I love the ethos behind the initiative and applaud the intention to find new and different audiences for films that are often overlooked by the mainstream.
It is also refreshing to see such a tightly focused mission behind a new start-up platform, with ambitious plans to build communities both on and off line, and the innovative commitment from NGO partners to grow audiences.
Amanda Nevill - Director, British Film Institute
For those of us who make films to ignite debate and gather like-minded souls to share their passions, Brightwide is the home we've be waiting for.
We're all experiencing movies in new ways now. We want to know more, we want to elevate ourselves beyond passivity, we yearn to hook up with other artists and seekers and get excited together, turn each other on to stuff we haven't checked out yet, use our sense of community to get involved in movements and causes.
We need direction and a community hub for our gathering - at last Brightwide has opened the door.

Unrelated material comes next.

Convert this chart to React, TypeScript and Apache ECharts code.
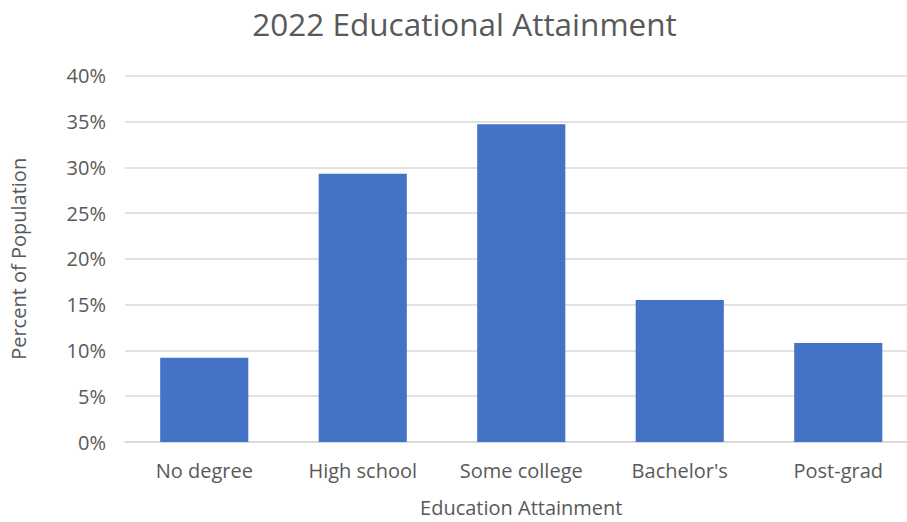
import React, { useEffect, useRef } from "react";
import * as echarts from "echarts";

const categories = ["No degree", "High school", "Some college", "Bachelor's", "Post-grad"];
const percentValues = [9.2, 29.3, 34.7, 15.5, 10.8];
const yTicks = { min: 0, max: 40, interval: 5 };

const FONT = "'Open Sans', Lato, sans-serif";
const TEXT = "#595959";
const CHART_W = 918;
const CHART_H = 522;

export default function App() {
  const ref = useRef<HTMLDivElement>(null);
  useEffect(() => {
    if (!ref.current) return;
    const chart = echarts.init(ref.current, undefined, { renderer: "svg" });
    chart.setOption({
      animation: false,
      backgroundColor: "#ffffff",
      graphic: [
        {
          type: "text",
          x: 464.5,
          y: 23,
          style: {
            text: "2022 Educational Attainment",
            fontFamily: FONT,
            fontSize: 31.5,
            fill: TEXT,
            textAlign: "center",
            textVerticalAlign: "middle",
          },
        },
      ],
      grid: { left: 122.5, right: 0.5, top: 75.7, bottom: 74.7, containLabel: false },
      xAxis: {
        type: "category",
        data: categories,
        name: "Education Attainment",
        nameLocation: "middle",
        nameGap: 55,
        nameTextStyle: { fontFamily: FONT, fontSize: 20, color: TEXT },
        axisLine: { show: true, lineStyle: { color: "#d9d9d9", width: 1.5 } },
        axisTick: { show: false },
        axisLabel: { fontFamily: FONT, fontSize: 20, color: TEXT, margin: 18, interval: 0 },
      },
      yAxis: {
        type: "value",
        min: yTicks.min,
        max: yTicks.max,
        interval: yTicks.interval,
        name: "Percent of Population",
        nameLocation: "middle",
        nameGap: 97,
        nameTextStyle: { fontFamily: FONT, fontSize: 20, color: TEXT },
        axisLine: { show: false },
        axisTick: { show: false },
        axisLabel: { fontFamily: FONT, fontSize: 20, color: TEXT, margin: 19, formatter: "{value}%" },
        splitLine: { lineStyle: { color: "#d9d9d9", width: 1.5 } },
      },
      series: [
        {
          type: "bar",
          data: percentValues,
          barWidth: "55.6%",
          itemStyle: { color: "#4472c4" },
        },
      ],
    });
    return () => chart.dispose();
  }, []);
  return (
    <div style={{ position: "absolute", left: 0, top: 0, width: 907, height: 522, overflow: "hidden", background: "#fff" }}>
      <div ref={ref} style={{ width: CHART_W, height: CHART_H }} />
    </div>
  );
}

Jamie Catto – Director, 'What About Me?'
I’ve never been a fan of political "messages". I don’t like to be lectured and one-sided arguments lead nowhere.

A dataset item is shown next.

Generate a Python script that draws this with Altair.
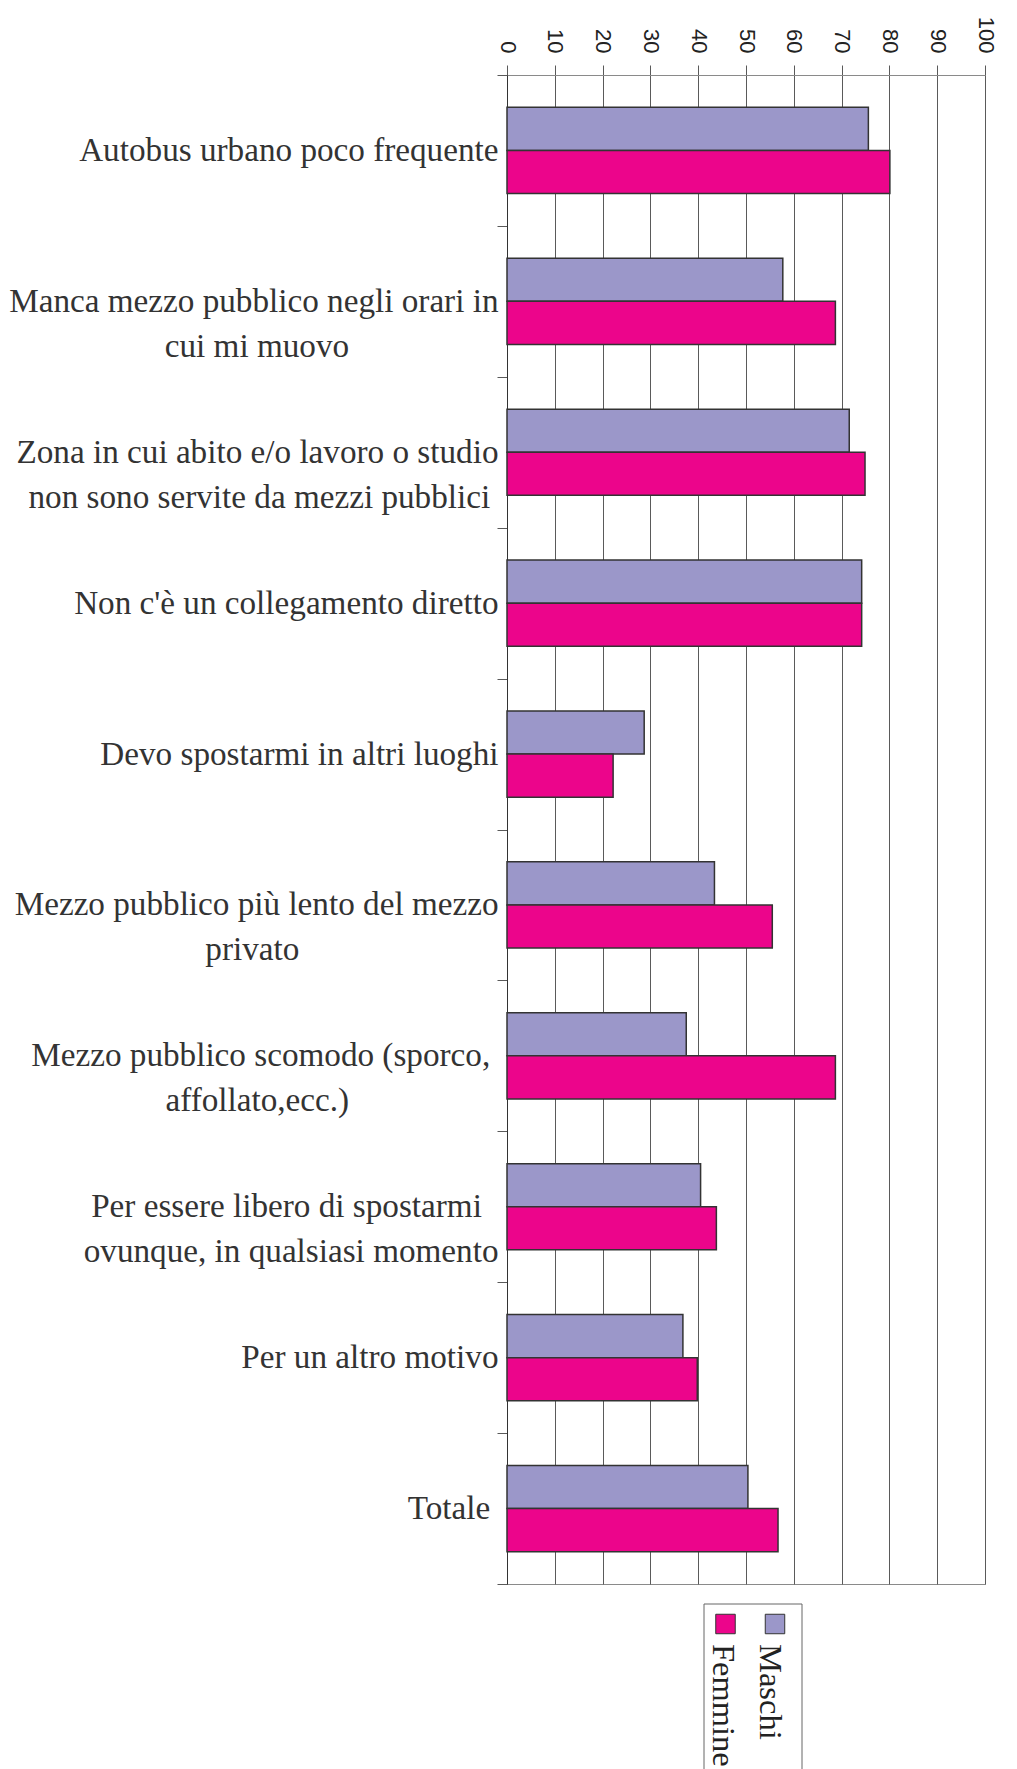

Brightwide is the place where we respond – where watching a film no longer has to be a passive experience. The passion, the distaste or the indignation go on long after the credits have rolled.

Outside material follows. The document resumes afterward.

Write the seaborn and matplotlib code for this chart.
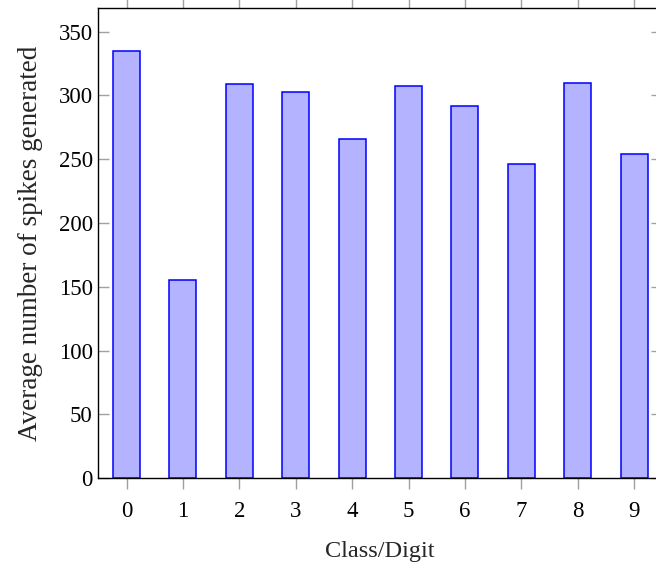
import matplotlib
matplotlib.use("Agg")
import matplotlib.pyplot as plt
import seaborn as sns
import pandas as pd

# Average spike counts per class
digits = ["0", "1", "2", "3", "4", "5", "6", "7", "8", "9"]
avg_spikes = [335, 155, 309, 303, 266, 307, 292, 246, 310, 254]
y_ticks = [0, 50, 100, 150, 200, 250, 300, 350]

sns.set_theme(style="white")
plt.rcParams["font.family"] = ["Liberation Serif", "DejaVu Serif"]

df = pd.DataFrame({"digit": digits, "spikes": avg_spikes})

fig = plt.figure(figsize=(6.56, 5.62), dpi=100)
ax = fig.add_axes([98.3 / 656, 83.7 / 562, 564.0 / 656, 470.3 / 562])

sns.barplot(data=df, x="digit", y="spikes", order=digits, ax=ax,
            color="#B3B3FF", saturation=1, width=0.48,
            edgecolor="#0000FF", linewidth=1.1)

ax.set_xlim(-0.5, 9.5)
ax.set_ylim(0, 368.5)
ax.set_yticks(y_ticks)
ax.set_yticklabels([str(v) for v in y_ticks])

for side in ["left", "right", "top", "bottom"]:
    ax.spines[side].set_visible(True)
    ax.spines[side].set_color("black")
    ax.spines[side].set_linewidth(1.0)

ax.tick_params(axis="x", direction="out", length=8, width=1.0, color="#a0a0a0",
               top=True, bottom=True, labelsize=16.5, pad=8, labelcolor="black")
ax.tick_params(axis="y", direction="in", length=8, width=1.0, color="#a0a0a0",
               left=True, right=True, labelsize=16.5, pad=4, labelcolor="black")

ax.set_xlabel("Class/Digit", fontsize=17.5, labelpad=14)
ax.set_ylabel("Average number of spikes generated", fontsize=19.5, labelpad=11)

fig.savefig("out.png", dpi=100)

Where the activists have trouble rousing passion in the rest of us, they can now use the immense potential of film. The poster and the slogan are replaced by the power of storytelling. This is film as incitement to action. Where the film leaves off, we are invited to continue the story ourselves. It’s where we are introduced to some of today’s most compelling voices and invited into the conversation.
Colin Firth – Actor and Brightwide Founder
Because.
Because it’s time politics is taken outside of parliament, outside of debate halls and government buildings and brought into our lives.
Because when our news sources lack seriousness, we turn to more intuitive mediums.
Because, as Milan Kundera said, the struggle of people against power is the struggle of memory against forgetting.